Method 1: Using a For Loop

This method iterates over the array using a for loop with a step of two, starting from index 1 which represents the second position in a zero-indexed array. The function is straightforward and is excellent for beginners to understand how indexing and loops work.

Here’s an example:

arr = [3, 1, 4, 1, 5, 9, 2, 6]
for i in range(1, len(arr), 2):
    print(arr[i])

Output:

1
1
9
6

This code snippet creates a loop that starts at index 1 (second position), ends at the length of the array minus one (last position), and increments by two, thus only printing the elements at the even positions.

Method 2: List Slicing

List slicing is a clean and efficient way to access specific portions of a list in Python. By using slicing, we can easily grab the even-positioned elements of an array without explicitly iterating over them.

Here’s an example:

arr = [3, 1, 4, 1, 5, 9, 2, 6]
print(arr[1::2])

Output:

[1, 1, 9, 6]

This snippet utilizes the syntax of list slicing. arr[1::2] starts the slice at the second element (index 1) of the array and proceeds to the end, selecting every second element.

Method 3: Using List Comprehension

Python’s list comprehensions are a concise way to create lists. They can be used to derive a new list by evaluating an expression over an iterable, selectively including elements.

Here’s an example:

arr = [3, 1, 4, 1, 5, 9, 2, 6]
even_pos_elements = [arr[i] for i in range(1, len(arr), 2)]
print(even_pos_elements)

Output:

[1, 1, 9, 6]

This code utilizes list comprehension to iterate over the array and create a new list that contains the array’s elements at the even positions (or odd indexes).

Method 4: Using enumerate and Filtering

The enumerate function in Python adds a counter to an iterable. In conjunction with filtering, this can be used to identify and print elements at even positions.

Here’s an example:

arr = [3, 1, 4, 1, 5, 9, 2, 6]
for index, value in enumerate(arr):
    if index % 2 != 0:
        print(value)

Output:

1
1
9
6

By combining enumerate with a simple conditional within a for loop, this code checks if the index is not divisible by two (meaning it’s an odd index which corresponds to an even position) and prints the corresponding element.

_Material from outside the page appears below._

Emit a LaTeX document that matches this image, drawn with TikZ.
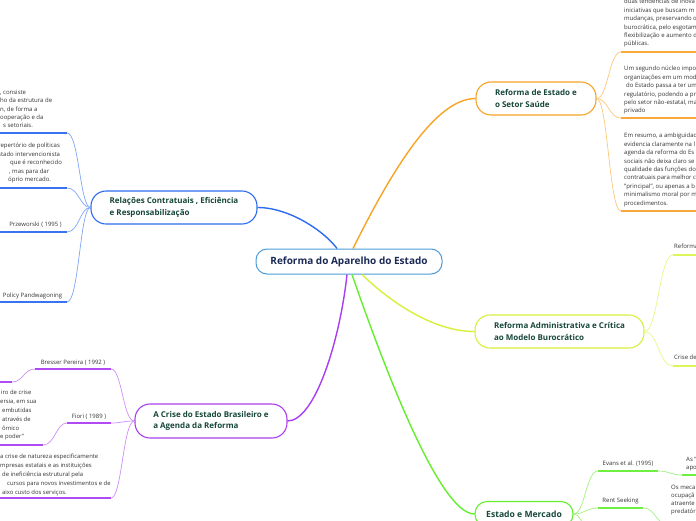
\documentclass[tikz,border=0pt]{standalone}
\usepackage{fontspec}
\setmainfont{Open Sans}
\definecolor{cCen}{HTML}{4A9BD8}
\definecolor{cNavy}{HTML}{1B2A55}
\definecolor{cTopic}{HTML}{17473A}
\definecolor{cText}{HTML}{333333}
\definecolor{cBlueB}{HTML}{2C6CF0}
\definecolor{cBlueT}{HTML}{7FA5F5}
\definecolor{cBlueU}{HTML}{3B73EE}
\definecolor{cOrgB}{HTML}{F7A325}
\definecolor{cOrgT}{HTML}{FCC77A}
\definecolor{cOrgU}{HTML}{F9A93A}
\definecolor{cYelB}{HTML}{D8F03A}
\definecolor{cYelT}{HTML}{E6F785}
\definecolor{cYelU}{HTML}{DEF55A}
\definecolor{cPurB}{HTML}{A93EF0}
\definecolor{cPurT}{HTML}{CF8EF7}
\definecolor{cPurU}{HTML}{B04AF2}
\definecolor{cGrnB}{HTML}{64EE2E}
\definecolor{cGrnT}{HTML}{A2F27E}
\definecolor{cGrnU}{HTML}{6FF040}
\newcommand\fl{\rule{0pt}{6pt}}
\begin{document}
\begin{tikzpicture}[x=1pt,y=-1pt,
  central/.style={draw=cCen, line width=1pt, rounded corners=11pt, fill=white, text=cNavy,
    font=\fontsize{10}{12}\selectfont\bfseries, minimum width=186pt, minimum height=25pt, inner sep=0pt},
  topic/.style={line width=1.1pt, rounded corners=15pt, fill=white, text=cTopic,
    font=\fontsize{8}{11.6}\selectfont\bfseries, align=left, minimum height=33pt, inner sep=0pt},
  sub/.style={text=cText, font=\fontsize{6}{8.4}\selectfont, inner sep=0pt, align=left},
  subp/.style={sub, font=\fontsize{5.9}{8.8}\selectfont},
  ul/.style={line width=1.8pt},
  thin/.style={line width=0.7pt},
  mainc/.style={line width=1.4pt}]
\useasboundingbox (0,0) rectangle (696,520);
\clip (0,0) rectangle (696,520);

% central and topics
\node[central] (c) at (349,261.5) {Reforma do Aparelho do Estado};
\node[topic, draw=cBlueB, minimum width=166pt] (tb) at (174,207.5) {Relações Contratuais , Eficiência\\e Responsabilização};
\node[topic, draw=cOrgB, minimum width=120pt] (to) at (536,98.5) {Reforma de Estado e\\o Setor Saúde};
\node[topic, draw=cYelB, minimum width=169pt] (ty) at (559.5,331.5) {Reforma Administrativa e Crítica\\ao Modelo Burocrático};
\node[topic, draw=cPurB, minimum width=152pt, minimum height=34pt] (tp) at (211,421) {A Crise do Estado Brasileiro e\\a Agenda da Reforma};
\node[topic, draw=cGrnB, minimum width=98pt, minimum height=25pt, rounded corners=12pt, font=\fontsize{8.6}{11}\selectfont\bfseries] (tg) at (524,514) {Estado e Mercado};

% main connectors
\draw[mainc, cBlueB] ([xshift=-12pt]c.north) .. controls (325,232) and (290,207.5) .. (tb.east);
\draw[mainc, cOrgB] ([xshift=4pt]c.north) .. controls (393,168) and (436,98.5) .. (to.west);
\draw[mainc, cYelB] ([xshift=13pt]c.south) .. controls (385,297) and (430,331.5) .. (ty.west);
\draw[mainc, cPurB] ([xshift=-2pt]c.south) .. controls (340,340) and (315,421) .. (tp.east);
\draw[mainc, cGrnB] ([xshift=3pt]c.south) .. controls (385,370) and (440,514) .. (tg.west);

% ---- blue sub-branches
\coordinate (b1) at (67,133); \coordinate (b1e) at (-2,133);
\coordinate (b2) at (67,188); \coordinate (b2e) at (-2,188);
\coordinate (b3) at (67,232); \coordinate (b3e) at (-2,232);
\coordinate (b4) at (67,302); \coordinate (b4e) at (-2,302);
\foreach \k/\yy in {b1/133,b2/188,b3/232,b4/302}{
  \draw[thin, cBlueT] (tb.west) .. controls (80,207.5) and (79,\yy) .. (\k);
  \draw[ul, cBlueU] (\k) -- (\k e);
}
\node[sub, anchor=north west] (tb1) at (0,88.1) {\fl, consiste\\ho da estrutura de\\n, de forma a\\ooperação e da\\\hspace*{3pt}s setoriais.};
\node[sub, anchor=north west] (tb2) at (-2,141.6) {\fl repertório de políticas\\stado intervencionista\\\hspace*{12pt}que é reconhecido\\\hspace*{11pt}, mas para dar\\\hspace*{10pt}óprio mercado.};
\node[sub, anchor=base] (tb3) at (35.5,226.6) {Przeworski ( 1995 )};
\node[sub, anchor=base] (tb4) at (32.5,297.6) {Policy Pandwagoning};

% ---- purple sub-branches
\coordinate (p1) at (111,369); \coordinate (p1a) at (35,369);
\coordinate (p1b) at (12,382); \coordinate (p1c) at (-2,382);
\coordinate (p2) at (111,423); \coordinate (p2a) at (67,423);
\coordinate (p2b) at (43,445); \coordinate (p2c) at (-2,445);
\coordinate (p3) at (111,498); \coordinate (p3e) at (-2,498);
\draw[thin, cPurT] (tp.west) .. controls (123,421) and (122,369) .. (p1);
\draw[thin, cPurT] (tp.west) .. controls (123,421) and (122,423) .. (p2);
\draw[thin, cPurT] (tp.west) .. controls (123,421) and (122,498) .. (p3);
\draw[ul, cPurU] (p1) -- (p1a);
\draw[thin, cPurT] (p1a) .. controls (24,369) and (23,382) .. (p1b);
\draw[ul, cPurU] (p1b) -- (p1c);
\draw[ul, cPurU] (p2) -- (p2a);
\draw[thin, cPurT] (p2a) .. controls (56,423) and (55,445) .. (p2b);
\draw[ul, cPurU] (p2b) -- (p2c);
\draw[ul, cPurU] (p3) -- (p3e);
\node[sub, anchor=base] (tp1) at (73,364.6) {Bresser Pereira ( 1992 )};
\node[sub, anchor=base] (tp2) at (89,418.6) {Fiori ( 1989 )};
\node[subp, anchor=north west] (tp3) at (0,388.6) {\fl\hspace*{1pt}iro de crise\\ersia, em sua\\\hspace*{2pt}embutidas\\\hspace*{2pt}através de\\\hspace*{2pt}ômico\\e poder”};
\node[subp, anchor=north west] (tp4) at (0,452.6) {\fl a crise de natureza especificamente\\mpresas estatais e as instituições\\\hspace*{2pt}de ineficiência estrutural pela\\\hspace*{7pt}cursos para novos investimentos e de\\\hspace*{2pt}aixo custo dos serviços.};

% ---- orange sub-branches
\coordinate (o1) at (621,52);  \coordinate (o1e) at (700,52);
\coordinate (o2) at (621,118); \coordinate (o2e) at (700,118);
\coordinate (o3) at (621,211); \coordinate (o3e) at (700,211);
\foreach \k/\yy in {o1/52,o2/118,o3/211}{
  \draw[thin, cOrgT] (to.east) .. controls (608,98.5) and (609,\yy) .. (\k);
  \draw[ul, cOrgU] (\k) -- (\k e);
}
\node[sub, anchor=north west] (to1) at (624,-2.4) {\fl duas tendências de inova\\iniciativas que buscam m\\mudanças, preservando o\\burocrática, pelo esgotam\\flexibilização e aumento d\\públicas.};
\node[sub, anchor=north west] (to2) at (624,64.6) {\fl Um segundo núcleo impo\\organizações em um mod\\\hspace*{2pt}do Estado passa a ter um\\regulatório, podendo a pr\\pelo setor não-estatal, ma\\privado};
\node[sub, anchor=north west] (to3) at (624,131.6) {\fl Em resumo, a ambiguidad\\evidencia claramente na l\\agenda da reforma do Es\\sociais não deixa claro se\\qualidade das funções do\\contratuais para melhor c\\"principal", ou apenas a b\\minimalismo moral por m\\procedimentos.};

% ---- yellow sub-branches
\coordinate (y1) at (673,255); \coordinate (y1e) at (700,255);
\coordinate (y2) at (673,366); \coordinate (y2e) at (700,366);
\foreach \k/\yy in {y1/255,y2/366}{
  \draw[thin, cYelT] (ty.east) .. controls (658,331.5) and (659,\yy) .. (\k);
  \draw[ul, cYelU] (\k) -- (\k e);
}
\node[sub, anchor=base west] (ty1) at (674,248.6) {Reforma};
\node[sub, anchor=base west] (ty2) at (674,359.6) {Crise de};

% ---- green sub-branches
\coordinate (g1) at (598,471); \coordinate (g1a) at (658,471);
\coordinate (g1b) at (682,475); \coordinate (g1c) at (700,475);
\coordinate (g2) at (598,508); \coordinate (g2a) at (643,508);
\coordinate (g2b) at (668,524); \coordinate (g3) at (600,545);
\draw[thin, cGrnT] (tg.east) .. controls (585,514) and (586,471) .. (g1);
\draw[thin, cGrnT] (tg.east) .. controls (585,514) and (586,508) .. (g2);
\draw[thin, cGrnT] (tg.east) .. controls (585,514) and (584,545) .. (g3);
\draw[ul, cGrnU] (g1) -- (g1a);
\draw[thin, cGrnT] (g1a) .. controls (670,471) and (670,475) .. (g1b);
\draw[ul, cGrnU] (g1b) -- (g1c);
\draw[ul, cGrnU] (g2) -- (g2a);
\draw[thin, cGrnT] (g2a) .. controls (656,508) and (655,524) .. (g2b);
\node[sub, anchor=base] (tg1) at (628,465.6) {Evans et al. (1995)};
\node[sub, anchor=base] (tg2) at (620.5,502.6) {Rent Seeking};
\node[sub, anchor=north west, font=\fontsize{6}{8}\selectfont] (tg3) at (686,455.6) {\fl As “\\apo};
\node[sub, anchor=north west, font=\fontsize{6}{7.8}\selectfont] (tg4) at (671,483.6) {\fl Os meca\\ocupaçã\\atraente\\predatór};
\end{tikzpicture}
\end{document}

Bonus One-Liner Method 5: Using filter and lambda

Python’s filter function allows you to process an iterable and extract elements that meet a condition. Combined with a lambda function, this makes for a terse one-liner that gets the job done.

Here’s an example:

arr = [3, 1, 4, 1, 5, 9, 2, 6]
print(list(filter(lambda x: arr.index(x) % 2 != 0, arr)))

Output:

[1, 1, 9, 6]

This snippet uses filter along with a lambda function to iterate over the array and select elements whose index value is odd. Note that using arr.index(x) is not very efficient for large arrays as it searches the array every time it’s called.

Summary/Discussion

  • Method 1: For Loop. Suitable for teaching purposes. The iteration approach might be slower for very large arrays.
  • Method 2: List Slicing. Elegant and Pythonic. Offers the best performance for most cases but may be less readable for beginners.
  • Method 3: List Comprehension. Flexible and Pythonic. Balances readability with efficiency. Good for intermediate Python users.
  • Method 4: Enumerate and Filtering. Explicit and easy to understand what each iteration is doing. Might be a bit slower due to the conditional check every loop.
  • Method 5: filter and lambda. Very concise. However, it’s not recommended for performance-sensitive tasks due to arr.index inherent inefficiency.